RECORDS SHOWN:
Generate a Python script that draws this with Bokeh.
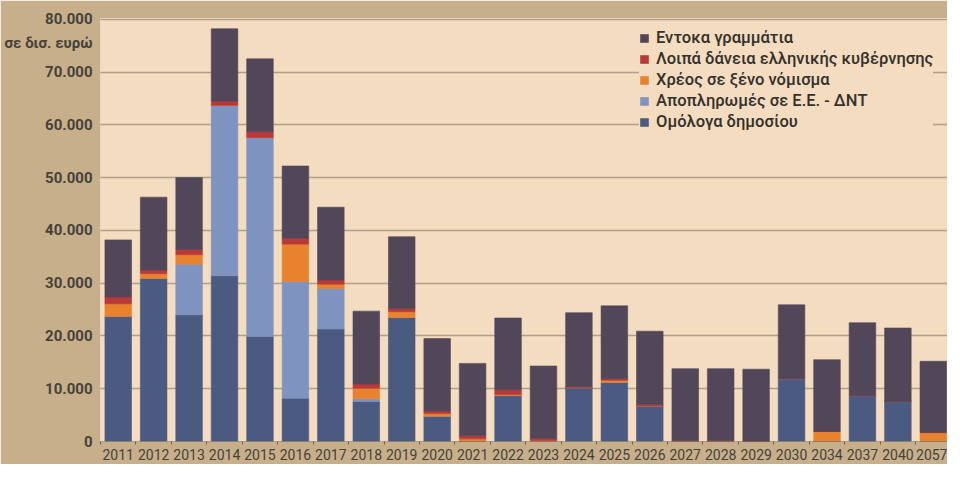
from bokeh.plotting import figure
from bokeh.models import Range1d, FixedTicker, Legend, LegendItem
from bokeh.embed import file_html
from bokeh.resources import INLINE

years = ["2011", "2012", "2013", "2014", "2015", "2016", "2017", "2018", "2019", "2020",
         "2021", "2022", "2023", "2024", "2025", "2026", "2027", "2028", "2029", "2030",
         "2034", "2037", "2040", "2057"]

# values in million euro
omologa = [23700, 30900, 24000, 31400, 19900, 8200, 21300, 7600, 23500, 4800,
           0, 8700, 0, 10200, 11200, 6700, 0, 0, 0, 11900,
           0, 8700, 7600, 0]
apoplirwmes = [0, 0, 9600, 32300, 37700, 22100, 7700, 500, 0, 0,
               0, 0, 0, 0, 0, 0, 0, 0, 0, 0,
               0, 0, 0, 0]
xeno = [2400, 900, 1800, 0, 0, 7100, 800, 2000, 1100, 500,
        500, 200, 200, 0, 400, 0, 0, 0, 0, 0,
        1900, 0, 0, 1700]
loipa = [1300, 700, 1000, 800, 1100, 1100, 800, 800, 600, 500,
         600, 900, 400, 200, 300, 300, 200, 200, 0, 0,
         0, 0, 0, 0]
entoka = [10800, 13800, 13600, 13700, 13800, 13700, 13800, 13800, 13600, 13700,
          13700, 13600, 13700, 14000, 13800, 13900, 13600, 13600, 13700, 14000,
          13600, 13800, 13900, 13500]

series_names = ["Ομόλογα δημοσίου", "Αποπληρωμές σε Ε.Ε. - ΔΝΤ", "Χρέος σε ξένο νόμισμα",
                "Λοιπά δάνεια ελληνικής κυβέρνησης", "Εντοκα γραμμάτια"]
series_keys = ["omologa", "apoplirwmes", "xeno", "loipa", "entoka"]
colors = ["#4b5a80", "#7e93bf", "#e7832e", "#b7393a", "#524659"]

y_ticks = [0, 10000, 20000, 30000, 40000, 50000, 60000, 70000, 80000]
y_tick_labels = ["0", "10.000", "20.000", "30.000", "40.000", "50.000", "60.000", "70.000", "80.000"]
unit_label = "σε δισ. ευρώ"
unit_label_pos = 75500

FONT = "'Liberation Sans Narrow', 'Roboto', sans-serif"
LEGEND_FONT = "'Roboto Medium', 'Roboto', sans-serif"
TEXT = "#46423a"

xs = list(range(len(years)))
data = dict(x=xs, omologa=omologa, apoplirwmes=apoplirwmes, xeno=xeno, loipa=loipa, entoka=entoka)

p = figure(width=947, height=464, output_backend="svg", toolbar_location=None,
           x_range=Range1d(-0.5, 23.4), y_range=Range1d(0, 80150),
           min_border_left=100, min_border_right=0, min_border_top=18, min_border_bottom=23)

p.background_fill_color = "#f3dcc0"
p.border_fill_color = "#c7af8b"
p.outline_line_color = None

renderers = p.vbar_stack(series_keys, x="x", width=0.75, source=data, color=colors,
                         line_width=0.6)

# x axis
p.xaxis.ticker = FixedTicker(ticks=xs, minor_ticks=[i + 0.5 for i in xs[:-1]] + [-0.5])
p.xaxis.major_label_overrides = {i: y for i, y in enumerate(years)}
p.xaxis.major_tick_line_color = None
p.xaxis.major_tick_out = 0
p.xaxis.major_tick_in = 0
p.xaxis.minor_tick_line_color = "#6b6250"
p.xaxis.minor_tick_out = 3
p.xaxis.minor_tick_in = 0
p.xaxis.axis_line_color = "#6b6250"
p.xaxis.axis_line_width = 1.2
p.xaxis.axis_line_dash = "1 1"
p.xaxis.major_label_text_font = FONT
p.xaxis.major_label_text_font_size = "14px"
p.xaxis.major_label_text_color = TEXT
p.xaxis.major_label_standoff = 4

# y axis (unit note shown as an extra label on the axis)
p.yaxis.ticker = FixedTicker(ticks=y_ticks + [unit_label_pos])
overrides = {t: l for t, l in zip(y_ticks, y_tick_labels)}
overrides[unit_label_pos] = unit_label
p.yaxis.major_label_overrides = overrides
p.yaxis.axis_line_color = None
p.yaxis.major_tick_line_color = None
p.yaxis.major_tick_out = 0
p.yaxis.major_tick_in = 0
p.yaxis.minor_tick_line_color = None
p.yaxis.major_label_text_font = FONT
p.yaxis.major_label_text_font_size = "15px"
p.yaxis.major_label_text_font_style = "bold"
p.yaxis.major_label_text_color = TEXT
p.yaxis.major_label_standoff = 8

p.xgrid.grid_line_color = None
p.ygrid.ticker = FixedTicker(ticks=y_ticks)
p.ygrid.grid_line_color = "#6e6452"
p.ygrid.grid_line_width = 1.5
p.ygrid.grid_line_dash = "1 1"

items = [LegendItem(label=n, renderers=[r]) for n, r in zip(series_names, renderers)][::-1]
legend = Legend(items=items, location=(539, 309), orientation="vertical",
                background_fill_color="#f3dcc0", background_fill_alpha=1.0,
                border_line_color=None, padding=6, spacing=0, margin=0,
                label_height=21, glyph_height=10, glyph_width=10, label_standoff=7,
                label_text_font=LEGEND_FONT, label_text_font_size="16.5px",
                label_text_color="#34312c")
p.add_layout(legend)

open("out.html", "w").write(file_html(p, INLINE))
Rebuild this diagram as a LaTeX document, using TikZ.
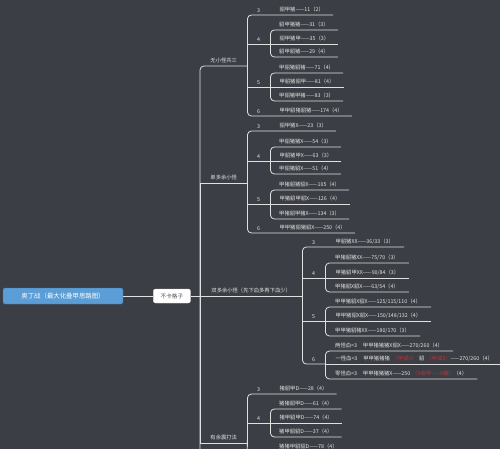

TASK PROMPT: Every record must be copied exactly, with images dropped from the result.

SOLUTION BELOW:
Generate a Python script that draws this with Bokeh.
from bokeh.plotting import figure
from bokeh.models import Range1d, FixedTicker, Legend, LegendItem
from bokeh.embed import file_html
from bokeh.resources import INLINE

years = ["2011", "2012", "2013", "2014", "2015", "2016", "2017", "2018", "2019", "2020",
         "2021", "2022", "2023", "2024", "2025", "2026", "2027", "2028", "2029", "2030",
         "2034", "2037", "2040", "2057"]

# values in million euro
omologa = [23700, 30900, 24000, 31400, 19900, 8200, 21300, 7600, 23500, 4800,
           0, 8700, 0, 10200, 11200, 6700, 0, 0, 0, 11900,
           0, 8700, 7600, 0]
apoplirwmes = [0, 0, 9600, 32300, 37700, 22100, 7700, 500, 0, 0,
               0, 0, 0, 0, 0, 0, 0, 0, 0, 0,
               0, 0, 0, 0]
xeno = [2400, 900, 1800, 0, 0, 7100, 800, 2000, 1100, 500,
        500, 200, 200, 0, 400, 0, 0, 0, 0, 0,
        1900, 0, 0, 1700]
loipa = [1300, 700, 1000, 800, 1100, 1100, 800, 800, 600, 500,
         600, 900, 400, 200, 300, 300, 200, 200, 0, 0,
         0, 0, 0, 0]
entoka = [10800, 13800, 13600, 13700, 13800, 13700, 13800, 13800, 13600, 13700,
          13700, 13600, 13700, 14000, 13800, 13900, 13600, 13600, 13700, 14000,
          13600, 13800, 13900, 13500]

series_names = ["Ομόλογα δημοσίου", "Αποπληρωμές σε Ε.Ε. - ΔΝΤ", "Χρέος σε ξένο νόμισμα",
                "Λοιπά δάνεια ελληνικής κυβέρνησης", "Εντοκα γραμμάτια"]
series_keys = ["omologa", "apoplirwmes", "xeno", "loipa", "entoka"]
colors = ["#4b5a80", "#7e93bf", "#e7832e", "#b7393a", "#524659"]

y_ticks = [0, 10000, 20000, 30000, 40000, 50000, 60000, 70000, 80000]
y_tick_labels = ["0", "10.000", "20.000", "30.000", "40.000", "50.000", "60.000", "70.000", "80.000"]
unit_label = "σε δισ. ευρώ"
unit_label_pos = 75500

FONT = "'Liberation Sans Narrow', 'Roboto', sans-serif"
LEGEND_FONT = "'Roboto Medium', 'Roboto', sans-serif"
TEXT = "#46423a"

xs = list(range(len(years)))
data = dict(x=xs, omologa=omologa, apoplirwmes=apoplirwmes, xeno=xeno, loipa=loipa, entoka=entoka)

p = figure(width=947, height=464, output_backend="svg", toolbar_location=None,
           x_range=Range1d(-0.5, 23.4), y_range=Range1d(0, 80150),
           min_border_left=100, min_border_right=0, min_border_top=18, min_border_bottom=23)

p.background_fill_color = "#f3dcc0"
p.border_fill_color = "#c7af8b"
p.outline_line_color = None

renderers = p.vbar_stack(series_keys, x="x", width=0.75, source=data, color=colors,
                         line_width=0.6)

# x axis
p.xaxis.ticker = FixedTicker(ticks=xs, minor_ticks=[i + 0.5 for i in xs[:-1]] + [-0.5])
p.xaxis.major_label_overrides = {i: y for i, y in enumerate(years)}
p.xaxis.major_tick_line_color = None
p.xaxis.major_tick_out = 0
p.xaxis.major_tick_in = 0
p.xaxis.minor_tick_line_color = "#6b6250"
p.xaxis.minor_tick_out = 3
p.xaxis.minor_tick_in = 0
p.xaxis.axis_line_color = "#6b6250"
p.xaxis.axis_line_width = 1.2
p.xaxis.axis_line_dash = "1 1"
p.xaxis.major_label_text_font = FONT
p.xaxis.major_label_text_font_size = "14px"
p.xaxis.major_label_text_color = TEXT
p.xaxis.major_label_standoff = 4

# y axis (unit note shown as an extra label on the axis)
p.yaxis.ticker = FixedTicker(ticks=y_ticks + [unit_label_pos])
overrides = {t: l for t, l in zip(y_ticks, y_tick_labels)}
overrides[unit_label_pos] = unit_label
p.yaxis.major_label_overrides = overrides
p.yaxis.axis_line_color = None
p.yaxis.major_tick_line_color = None
p.yaxis.major_tick_out = 0
p.yaxis.major_tick_in = 0
p.yaxis.minor_tick_line_color = None
p.yaxis.major_label_text_font = FONT
p.yaxis.major_label_text_font_size = "15px"
p.yaxis.major_label_text_font_style = "bold"
p.yaxis.major_label_text_color = TEXT
p.yaxis.major_label_standoff = 8

p.xgrid.grid_line_color = None
p.ygrid.ticker = FixedTicker(ticks=y_ticks)
p.ygrid.grid_line_color = "#6e6452"
p.ygrid.grid_line_width = 1.5
p.ygrid.grid_line_dash = "1 1"

items = [LegendItem(label=n, renderers=[r]) for n, r in zip(series_names, renderers)][::-1]
legend = Legend(items=items, location=(539, 309), orientation="vertical",
                background_fill_color="#f3dcc0", background_fill_alpha=1.0,
                border_line_color=None, padding=6, spacing=0, margin=0,
                label_height=21, glyph_height=10, glyph_width=10, label_standoff=7,
                label_text_font=LEGEND_FONT, label_text_font_size="16.5px",
                label_text_color="#34312c")
p.add_layout(legend)

open("out.html", "w").write(file_html(p, INLINE))
Rebuild this diagram as a LaTeX document, using TikZ.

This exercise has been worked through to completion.